The World Cultural Council (WCC) gave Research Manager Matti Kuittinen a Special Recognition Award for his pioneering work on decreasing the carbon footprint of construction and for his leadership of humanitarian projects. Besides the academic world, Kuittinen is also familiar with the chaotic conditions of the world’s crisis hotspots.

Matti Kuittinen by Anni Hanen

Kuittinen leads a multidisciplinary group in the Department of Architecture of the School of Arts, Design and Architecture that researches into wood construction, carbon footprints and energy efficiency. It is important that the information is exported to places where houses have collapsed and the need is great.

– In humanitarian tasks, university expertise is being adapted to chaotic and hectic catastrophe construction.
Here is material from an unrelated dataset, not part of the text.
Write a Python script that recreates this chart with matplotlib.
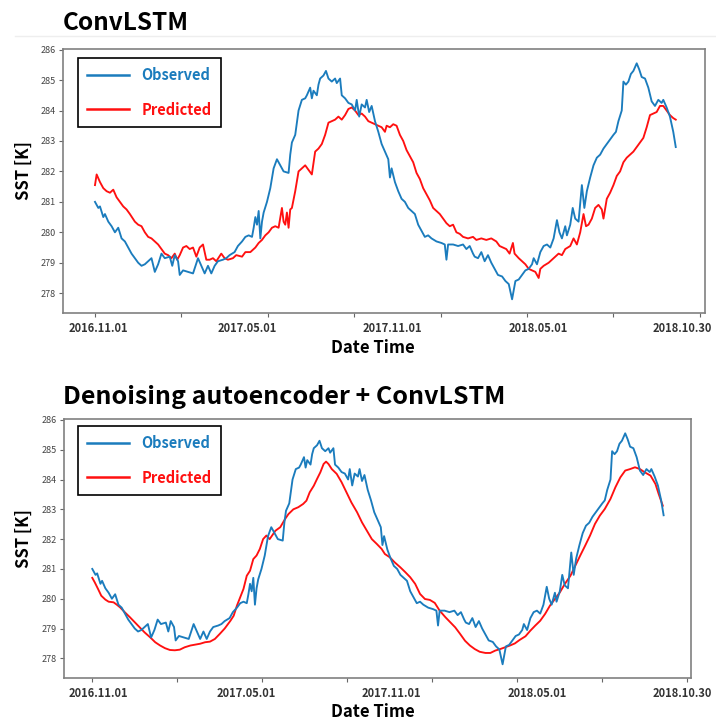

After the 2011 tsunami in Japan, 300 000 people were housed in barracks in which thermal insulation was non-existent. At the same time, energy production gave rise to enormous emissions as nuclear power plants were closed and the import of natural gas increased. Kuittinen was there and is now writing recommendations on energy efficient reconstruction.

Kuittinen values the special recognition given by WCC particularly because research work outside the scientific mainstream is seen as significant.

– Aalto’s top brains and its cutting-edge research should also consider worldwide problems that within the coming two decades will probably be seen in Finland as well.

There are also parties interested in the research within the European Commission. As a carbon footprint expert, Kuittinen is active in speaking in both the Commission and the Finnish Parliament. Work is in progress on the development of an environmental tax on building products.

Schools from Concrete Rubble in Earthquake Areas

Kuittinen was on a Finn Church Aid (FCA) assignment in Haiti in areas destroyed by the 2010 earthquake.

– I designed a simple construction method, in which the concrete rubble formed from the collapse of houses was recycled for the building of schools. The residents of the villages were involved in the construction work so that the commitment of the locals to child education grew. We were able to put up 10 education centres.

Besides research and work as an expert, Kuittinen is preparing a doctoral dissertation on carbon efficiency in humanitarian construction. Where do you want to be working five years from now?

– In an Aalto research group that overcomes worldwide problems of climate and poverty. It would be nice one day to sit in a rocking chair and think that, from the point of view of Mankind, my work was significant.